An amazing Group B rally car collection heads to auction
Kicking off in 1982, the Group B era spawned some of the most fearsome rally cars of all time. The technologically advanced pioneers of all-wheel drive and turbocharging defined a time when automakers had carte blanche to build machines with unrestricted power, without the burden of homologating a large number of road cars to qualify. The results were sometimes deadly, leading the FIA to ban the class after 1986.
Now, a collection of seven Group B monsters is headed across the block in Paris as part of the Artcurial auction, held in partnership with France\'s famed Retromobile show. The show has been delayed to June, however.

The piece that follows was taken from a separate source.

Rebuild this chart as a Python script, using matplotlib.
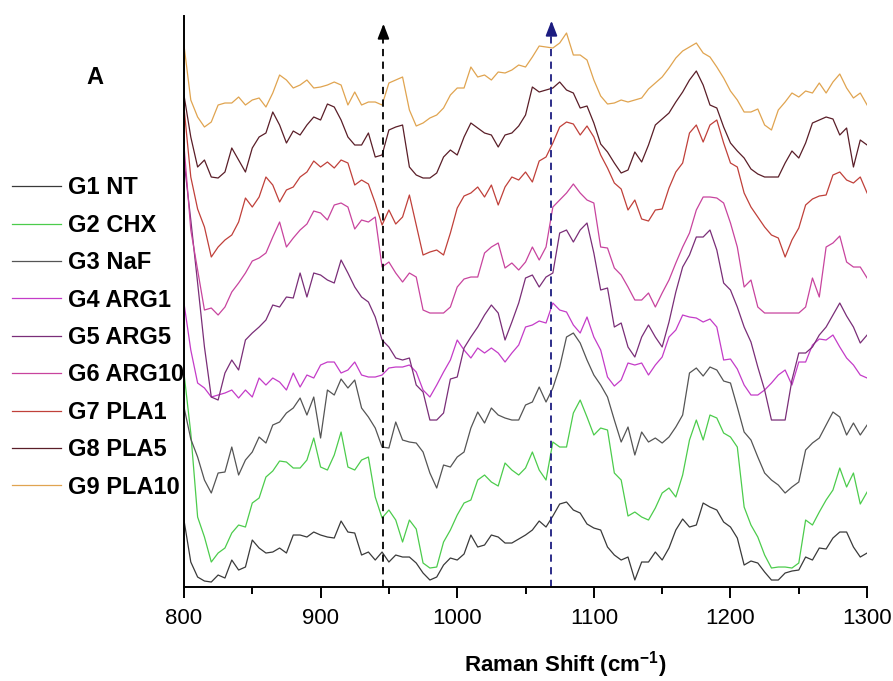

There\'s a 1985 Peugeot 205 Turbo 16, one of 20 Evo II models that helped the company achieve two championships in Group B\'s short run. This particular example was driven by world champion Timo Salonen at the 1986 Swedish Rally, where it finished seventh due to an oil filter seal failure. Bruno Saby subsequently drove it at the 1986 Tour de Corse and Peugeot entered it at the 1986 Acropolis Rally as well. It\'s still registered to Peugeot Talbot Sport and represents a French technological achievement, according to Artcurial, comparable to the Concorde or TGV train.

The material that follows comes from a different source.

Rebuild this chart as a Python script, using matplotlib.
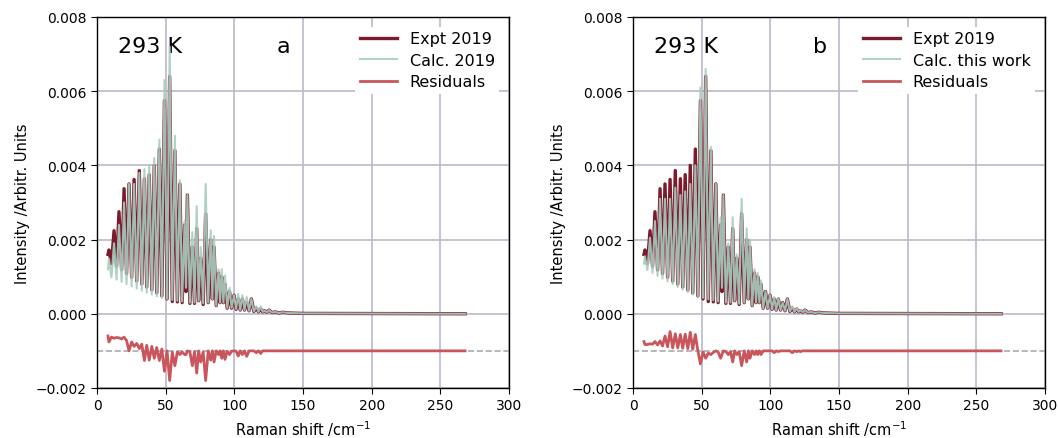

Representing Italy are a pair of Lancias in the iconic Martini livery. The Lancia 037 helped Bel Paese clinch its only Group B victory in 1983, after a hard-fought rivalry with Audi. It\'s one of the few Group B cars that weren\'t AWD, achieving its success the old-fashioned way, through lightness and superb handling. A second Lancia, a 1986 Delta S4, was the culmination of the Italian firm\'s later Group B efforts and one of Saby\'s favorites. While Group B was no more in 1987, the S4 was the predecessor to the Delta Integrale that would dominate WRC from 1987 through 1992.
While the collection also includes greats like a Ford RS200, Renault 5 Maxi Turbo, and MG Metro 6R4, the centerpiece is the Audi Quattro Sport S1. The ultimate Group B machine, it introduced all-wheel-drive and turbocharging to the sport. It also employed the wildest use of wings and air dams to generate downforce. Tunable up to 590 horsepower, it could rocket to 60 mph in about three seconds. The car offered for sale came straight from Ingolstadt, a 1988 model built for the Race of Champions of ex-Group B cars.
The collection was amassed in the late 80s and early 90s, not long after Group B\'s dissolution. It was built by Michel Hommell, who created the Manoir de l\'Automobile museum in Loheac, France, and made a small number of mid-engined sports cars that wore his last name in the 1990s, and Olivier Quesnel, the former head of motorsports at Peugeot and Citroen. The Audi is expected to fetch $1.2 million alone, but to keep the whole set together you\'ll need — assuming the cars go for their minimum predicted amounts — at least $4.4 million. The auction starts February 5 at 4:00pm in Paris.